Repeat the listing that follows, character for character, minus the pictures.

• **Dataset extract**
::::
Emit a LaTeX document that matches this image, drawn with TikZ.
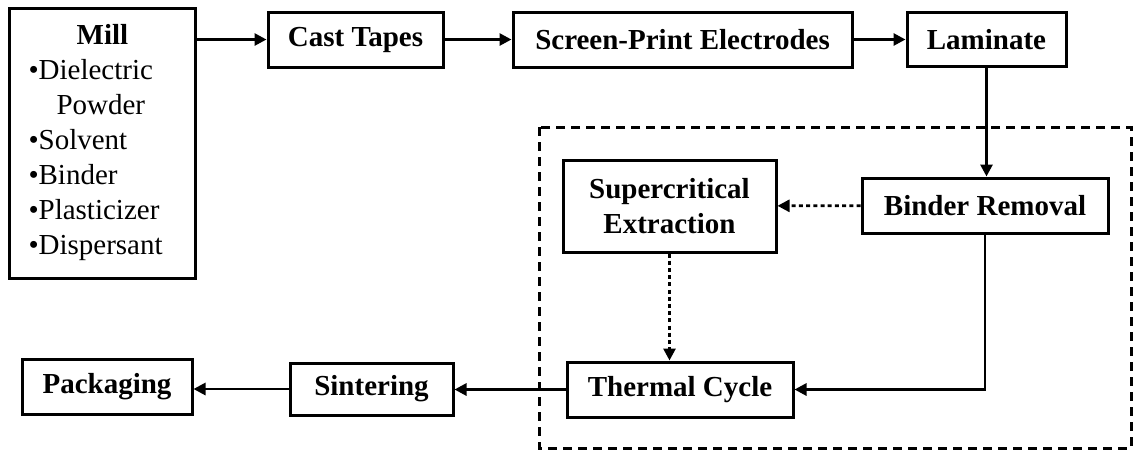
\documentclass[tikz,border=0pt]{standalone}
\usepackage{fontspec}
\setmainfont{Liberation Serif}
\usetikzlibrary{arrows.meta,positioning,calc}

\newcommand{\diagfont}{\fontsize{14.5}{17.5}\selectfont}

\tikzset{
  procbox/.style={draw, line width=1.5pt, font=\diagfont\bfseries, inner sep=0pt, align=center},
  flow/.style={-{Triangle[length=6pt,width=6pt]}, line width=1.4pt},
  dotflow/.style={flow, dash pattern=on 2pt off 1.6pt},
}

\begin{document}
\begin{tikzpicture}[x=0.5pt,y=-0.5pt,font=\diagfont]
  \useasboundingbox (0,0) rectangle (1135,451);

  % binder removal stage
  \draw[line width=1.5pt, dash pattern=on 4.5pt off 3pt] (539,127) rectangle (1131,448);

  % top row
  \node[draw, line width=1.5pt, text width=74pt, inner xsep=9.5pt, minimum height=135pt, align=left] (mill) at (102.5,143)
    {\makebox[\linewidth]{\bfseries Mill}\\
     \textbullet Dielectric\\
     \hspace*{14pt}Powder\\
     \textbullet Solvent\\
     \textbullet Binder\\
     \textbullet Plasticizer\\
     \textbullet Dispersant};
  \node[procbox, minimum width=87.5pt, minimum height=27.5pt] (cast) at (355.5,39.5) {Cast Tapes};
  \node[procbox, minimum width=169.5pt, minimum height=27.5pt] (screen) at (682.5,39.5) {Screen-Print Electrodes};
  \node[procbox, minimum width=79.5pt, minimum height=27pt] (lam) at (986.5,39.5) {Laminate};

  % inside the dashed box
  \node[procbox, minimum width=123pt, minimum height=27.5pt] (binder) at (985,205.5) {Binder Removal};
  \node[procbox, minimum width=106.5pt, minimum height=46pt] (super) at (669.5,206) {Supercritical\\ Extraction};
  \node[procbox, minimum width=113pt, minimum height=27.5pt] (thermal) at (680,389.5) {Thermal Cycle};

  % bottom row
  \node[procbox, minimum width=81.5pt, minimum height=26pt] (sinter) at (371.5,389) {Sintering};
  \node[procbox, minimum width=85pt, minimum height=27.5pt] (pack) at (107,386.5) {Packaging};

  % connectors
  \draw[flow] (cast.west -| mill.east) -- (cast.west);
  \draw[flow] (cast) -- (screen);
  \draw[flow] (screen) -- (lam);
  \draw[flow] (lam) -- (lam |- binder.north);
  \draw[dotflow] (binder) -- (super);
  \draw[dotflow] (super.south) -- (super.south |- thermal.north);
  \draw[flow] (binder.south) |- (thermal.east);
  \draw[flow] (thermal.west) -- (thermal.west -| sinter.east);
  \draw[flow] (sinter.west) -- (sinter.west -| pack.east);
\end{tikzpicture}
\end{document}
::::
• **Response**
Emit a LaTeX document that matches this image, drawn with TikZ.
\documentclass[tikz,border=0pt]{standalone}
\usepackage{fontspec}
\setmainfont{Liberation Serif}
\usetikzlibrary{arrows.meta,positioning,calc}

\newcommand{\diagfont}{\fontsize{14.5}{17.5}\selectfont}

\tikzset{
  procbox/.style={draw, line width=1.5pt, font=\diagfont\bfseries, inner sep=0pt, align=center},
  flow/.style={-{Triangle[length=6pt,width=6pt]}, line width=1.4pt},
  dotflow/.style={flow, dash pattern=on 2pt off 1.6pt},
}

\begin{document}
\begin{tikzpicture}[x=0.5pt,y=-0.5pt,font=\diagfont]
  \useasboundingbox (0,0) rectangle (1135,451);

  % binder removal stage
  \draw[line width=1.5pt, dash pattern=on 4.5pt off 3pt] (539,127) rectangle (1131,448);

  % top row
  \node[draw, line width=1.5pt, text width=74pt, inner xsep=9.5pt, minimum height=135pt, align=left] (mill) at (102.5,143)
    {\makebox[\linewidth]{\bfseries Mill}\\
     \textbullet Dielectric\\
     \hspace*{14pt}Powder\\
     \textbullet Solvent\\
     \textbullet Binder\\
     \textbullet Plasticizer\\
     \textbullet Dispersant};
  \node[procbox, minimum width=87.5pt, minimum height=27.5pt] (cast) at (355.5,39.5) {Cast Tapes};
  \node[procbox, minimum width=169.5pt, minimum height=27.5pt] (screen) at (682.5,39.5) {Screen-Print Electrodes};
  \node[procbox, minimum width=79.5pt, minimum height=27pt] (lam) at (986.5,39.5) {Laminate};

  % inside the dashed box
  \node[procbox, minimum width=123pt, minimum height=27.5pt] (binder) at (985,205.5) {Binder Removal};
  \node[procbox, minimum width=106.5pt, minimum height=46pt] (super) at (669.5,206) {Supercritical\\ Extraction};
  \node[procbox, minimum width=113pt, minimum height=27.5pt] (thermal) at (680,389.5) {Thermal Cycle};

  % bottom row
  \node[procbox, minimum width=81.5pt, minimum height=26pt] (sinter) at (371.5,389) {Sintering};
  \node[procbox, minimum width=85pt, minimum height=27.5pt] (pack) at (107,386.5) {Packaging};

  % connectors
  \draw[flow] (cast.west -| mill.east) -- (cast.west);
  \draw[flow] (cast) -- (screen);
  \draw[flow] (screen) -- (lam);
  \draw[flow] (lam) -- (lam |- binder.north);
  \draw[dotflow] (binder) -- (super);
  \draw[dotflow] (super.south) -- (super.south |- thermal.north);
  \draw[flow] (binder.south) |- (thermal.east);
  \draw[flow] (thermal.west) -- (thermal.west -| sinter.east);
  \draw[flow] (sinter.west) -- (sinter.west -| pack.east);
\end{tikzpicture}
\end{document}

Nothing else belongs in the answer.